Work instructions – Repeat the listing in full. Nothing may be added or left out.

Available data –

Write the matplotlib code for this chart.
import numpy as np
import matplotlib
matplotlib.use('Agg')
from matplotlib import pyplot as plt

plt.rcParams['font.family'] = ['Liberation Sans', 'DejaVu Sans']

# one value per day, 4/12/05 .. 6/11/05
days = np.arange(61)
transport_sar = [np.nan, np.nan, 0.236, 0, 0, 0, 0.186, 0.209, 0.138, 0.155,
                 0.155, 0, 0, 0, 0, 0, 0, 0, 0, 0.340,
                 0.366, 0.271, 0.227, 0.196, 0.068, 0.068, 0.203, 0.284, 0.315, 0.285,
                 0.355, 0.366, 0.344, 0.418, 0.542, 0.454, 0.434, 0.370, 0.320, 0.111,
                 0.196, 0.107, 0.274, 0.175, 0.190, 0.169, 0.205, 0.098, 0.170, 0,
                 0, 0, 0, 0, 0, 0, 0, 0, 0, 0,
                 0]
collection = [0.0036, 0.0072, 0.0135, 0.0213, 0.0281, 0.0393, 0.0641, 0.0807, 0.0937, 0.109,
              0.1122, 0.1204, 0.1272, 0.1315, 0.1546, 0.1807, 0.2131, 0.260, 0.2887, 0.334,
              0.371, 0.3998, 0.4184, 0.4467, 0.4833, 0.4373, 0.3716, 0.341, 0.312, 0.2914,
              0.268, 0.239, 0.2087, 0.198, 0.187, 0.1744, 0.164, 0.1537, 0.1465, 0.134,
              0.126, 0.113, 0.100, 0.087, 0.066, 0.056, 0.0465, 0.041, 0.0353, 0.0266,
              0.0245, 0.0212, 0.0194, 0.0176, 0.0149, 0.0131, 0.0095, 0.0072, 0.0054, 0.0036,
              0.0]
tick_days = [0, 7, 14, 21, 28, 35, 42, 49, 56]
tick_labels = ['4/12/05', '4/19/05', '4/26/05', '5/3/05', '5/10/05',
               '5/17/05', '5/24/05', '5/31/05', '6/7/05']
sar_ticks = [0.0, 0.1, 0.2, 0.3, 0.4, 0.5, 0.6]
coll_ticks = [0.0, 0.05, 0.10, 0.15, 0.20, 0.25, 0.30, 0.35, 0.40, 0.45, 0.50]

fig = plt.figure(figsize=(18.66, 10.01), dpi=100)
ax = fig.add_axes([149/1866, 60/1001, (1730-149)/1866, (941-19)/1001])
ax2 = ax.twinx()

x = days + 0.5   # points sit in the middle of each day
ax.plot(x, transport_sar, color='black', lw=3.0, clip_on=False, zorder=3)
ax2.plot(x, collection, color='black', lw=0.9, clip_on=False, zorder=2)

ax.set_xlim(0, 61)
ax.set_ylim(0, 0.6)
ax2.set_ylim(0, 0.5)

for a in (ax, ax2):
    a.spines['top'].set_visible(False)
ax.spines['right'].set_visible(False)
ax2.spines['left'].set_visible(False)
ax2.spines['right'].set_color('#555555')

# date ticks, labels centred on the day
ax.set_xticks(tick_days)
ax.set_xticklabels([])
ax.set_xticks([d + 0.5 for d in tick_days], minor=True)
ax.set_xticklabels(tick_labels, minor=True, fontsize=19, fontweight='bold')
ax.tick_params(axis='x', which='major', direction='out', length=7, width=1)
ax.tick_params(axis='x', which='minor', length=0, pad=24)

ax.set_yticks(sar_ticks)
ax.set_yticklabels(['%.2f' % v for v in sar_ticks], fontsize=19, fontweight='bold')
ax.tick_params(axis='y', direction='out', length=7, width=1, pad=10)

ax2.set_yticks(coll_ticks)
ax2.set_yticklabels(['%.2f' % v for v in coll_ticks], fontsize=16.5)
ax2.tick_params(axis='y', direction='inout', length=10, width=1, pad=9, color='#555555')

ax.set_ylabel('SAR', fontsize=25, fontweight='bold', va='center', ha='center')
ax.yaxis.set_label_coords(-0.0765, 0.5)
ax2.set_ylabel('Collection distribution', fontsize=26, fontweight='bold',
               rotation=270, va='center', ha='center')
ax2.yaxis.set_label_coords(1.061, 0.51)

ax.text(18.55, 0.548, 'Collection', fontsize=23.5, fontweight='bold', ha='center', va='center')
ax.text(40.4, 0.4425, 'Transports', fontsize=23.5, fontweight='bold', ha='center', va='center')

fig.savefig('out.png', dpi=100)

Correct response –
Write the matplotlib code for this chart.
import numpy as np
import matplotlib
matplotlib.use('Agg')
from matplotlib import pyplot as plt

plt.rcParams['font.family'] = ['Liberation Sans', 'DejaVu Sans']

# one value per day, 4/12/05 .. 6/11/05
days = np.arange(61)
transport_sar = [np.nan, np.nan, 0.236, 0, 0, 0, 0.186, 0.209, 0.138, 0.155,
                 0.155, 0, 0, 0, 0, 0, 0, 0, 0, 0.340,
                 0.366, 0.271, 0.227, 0.196, 0.068, 0.068, 0.203, 0.284, 0.315, 0.285,
                 0.355, 0.366, 0.344, 0.418, 0.542, 0.454, 0.434, 0.370, 0.320, 0.111,
                 0.196, 0.107, 0.274, 0.175, 0.190, 0.169, 0.205, 0.098, 0.170, 0,
                 0, 0, 0, 0, 0, 0, 0, 0, 0, 0,
                 0]
collection = [0.0036, 0.0072, 0.0135, 0.0213, 0.0281, 0.0393, 0.0641, 0.0807, 0.0937, 0.109,
              0.1122, 0.1204, 0.1272, 0.1315, 0.1546, 0.1807, 0.2131, 0.260, 0.2887, 0.334,
              0.371, 0.3998, 0.4184, 0.4467, 0.4833, 0.4373, 0.3716, 0.341, 0.312, 0.2914,
              0.268, 0.239, 0.2087, 0.198, 0.187, 0.1744, 0.164, 0.1537, 0.1465, 0.134,
              0.126, 0.113, 0.100, 0.087, 0.066, 0.056, 0.0465, 0.041, 0.0353, 0.0266,
              0.0245, 0.0212, 0.0194, 0.0176, 0.0149, 0.0131, 0.0095, 0.0072, 0.0054, 0.0036,
              0.0]
tick_days = [0, 7, 14, 21, 28, 35, 42, 49, 56]
tick_labels = ['4/12/05', '4/19/05', '4/26/05', '5/3/05', '5/10/05',
               '5/17/05', '5/24/05', '5/31/05', '6/7/05']
sar_ticks = [0.0, 0.1, 0.2, 0.3, 0.4, 0.5, 0.6]
coll_ticks = [0.0, 0.05, 0.10, 0.15, 0.20, 0.25, 0.30, 0.35, 0.40, 0.45, 0.50]

fig = plt.figure(figsize=(18.66, 10.01), dpi=100)
ax = fig.add_axes([149/1866, 60/1001, (1730-149)/1866, (941-19)/1001])
ax2 = ax.twinx()

x = days + 0.5   # points sit in the middle of each day
ax.plot(x, transport_sar, color='black', lw=3.0, clip_on=False, zorder=3)
ax2.plot(x, collection, color='black', lw=0.9, clip_on=False, zorder=2)

ax.set_xlim(0, 61)
ax.set_ylim(0, 0.6)
ax2.set_ylim(0, 0.5)

for a in (ax, ax2):
    a.spines['top'].set_visible(False)
ax.spines['right'].set_visible(False)
ax2.spines['left'].set_visible(False)
ax2.spines['right'].set_color('#555555')

# date ticks, labels centred on the day
ax.set_xticks(tick_days)
ax.set_xticklabels([])
ax.set_xticks([d + 0.5 for d in tick_days], minor=True)
ax.set_xticklabels(tick_labels, minor=True, fontsize=19, fontweight='bold')
ax.tick_params(axis='x', which='major', direction='out', length=7, width=1)
ax.tick_params(axis='x', which='minor', length=0, pad=24)

ax.set_yticks(sar_ticks)
ax.set_yticklabels(['%.2f' % v for v in sar_ticks], fontsize=19, fontweight='bold')
ax.tick_params(axis='y', direction='out', length=7, width=1, pad=10)

ax2.set_yticks(coll_ticks)
ax2.set_yticklabels(['%.2f' % v for v in coll_ticks], fontsize=16.5)
ax2.tick_params(axis='y', direction='inout', length=10, width=1, pad=9, color='#555555')

ax.set_ylabel('SAR', fontsize=25, fontweight='bold', va='center', ha='center')
ax.yaxis.set_label_coords(-0.0765, 0.5)
ax2.set_ylabel('Collection distribution', fontsize=26, fontweight='bold',
               rotation=270, va='center', ha='center')
ax2.yaxis.set_label_coords(1.061, 0.51)

ax.text(18.55, 0.548, 'Collection', fontsize=23.5, fontweight='bold', ha='center', va='center')
ax.text(40.4, 0.4425, 'Transports', fontsize=23.5, fontweight='bold', ha='center', va='center')

fig.savefig('out.png', dpi=100)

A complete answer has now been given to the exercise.